The dry mix may also contain an emulsifier which is believed to help with gel formation, maintaining the desired firm texture after retort, mouthfeel, expansion ratio, and absorption of water and sauce. The emulsifier may be any suitable edible emulsifier approved by the Food and Drug Administration. Suitable emulsifiers, include but are not limited to egg, lecithin, mono- and diglycerides of fatty acids or derivatives thereof.

The emulsifier may be present in the dry mix in amounts from about 0.5%, about 1%, about 1.5%, about 2%, about 2.5%, about 3%, about 3.5%, about 4%, about 4.5%, about 5%, about 5.5%, or about 6%. In this regard, the emulsifier may be present from about 0.5% to about 6%, about 0.5% to about 5.5%, about 0.5% to about 5%, about 0.5% to about 4.5%, about 0.5% to about 4%, about 0.5% to about 3.5%, about 0.5% to about 3%, about 0.5% to about 2.5%, about 0.5% to about 2%, about 0.5% to about 1.5%, about 0.5% to about 1%, or from about 1% to about 6%, about 1% to about 5.5%, about 1% to about 5%, about 1% to about 4.5%, about 1% to about 4%, about 1% to about 3.5%, about 1% to about 3%, about 1% to about 2.5%, about 1% to about 2%, about 1% to about 1.5%, or from about 1.5% to about 6%, about 1.5% to about 5.5%, about 1.5% to about 5%, about 1.5% to about 4.5%, about 1.5% to about 4%, about 1.5% to about 3.5%, about 1.5% to about 3%, about 1.5% to about 2.5%, about 1.5% to about 2%, or from about 2% to about 6%, about 2% to about 5.5%, about 2% to about 5%, about 2% to about 4.5%, about 2% to about 4%, about 2% to about 3.5%, about 2% to about 3%, about 2% to about 2.5%, or from about 2.5% to about 6%, about 2.5% to about 5.5%, about 2.5% to about 5%, about 2.5% to about 4.5%, about 2.5% to about 4%, about 2.5% to about 3.5%, about 2.5% to about 3%, or from about 3% to about 6%, about 3% to about 5.5%, about 3% to about 5%, about 3% to about 4.5%, about 3% to about 4%, about 3% to about 3.5%, or from about 3.5% to about 6%, about 3.5% to about 5.5%, about 3.5% to about 5%, about 3.5% to about 4.5%, about 3.5% to about 4%, or from about 4% to about 6%, about 4% to about 5.5%, about 4% to about 5%, about 4% to about 4.5%, or from about 4.5% to about 6%, about 4.5% to about 5.5%, about 4.5% to about 5%, or from about 5% to about 6%, about 5% to about 5.5%, or from about 5.5% to about 6%.

Dough

After the ingredients forming the dry mix are intimately combined, the dry mix is combined with an appropriate amount of water to form a dough (12) that may be processed in a suitable manner to form a pasta product (14). In one instance, the dry mix may be combined with an appropriate amount of water to form an extrudable pasta dough (12). Manipulating the type, quality, and quantity of gluten-free flour in the pasta dough along with subsequent extrusion characteristics may control the retort survivability characteristics of the resulting pasta product.

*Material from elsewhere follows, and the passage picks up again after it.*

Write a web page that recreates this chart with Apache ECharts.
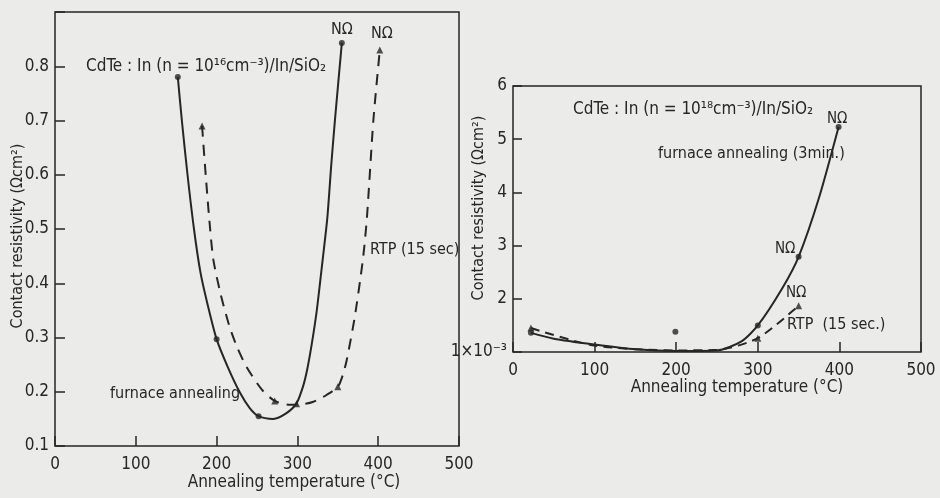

The amount of water combined with the dry mix can vary, e.g., depending on the type of flour used in the dough, the extrusion performance of the dough, and desired properties of the resultant product. Further, the water combined with the dry mix can either be added by itself (e.g., as tap water, distilled water) or as part of a water-containing liquid (e.g., milk, broth).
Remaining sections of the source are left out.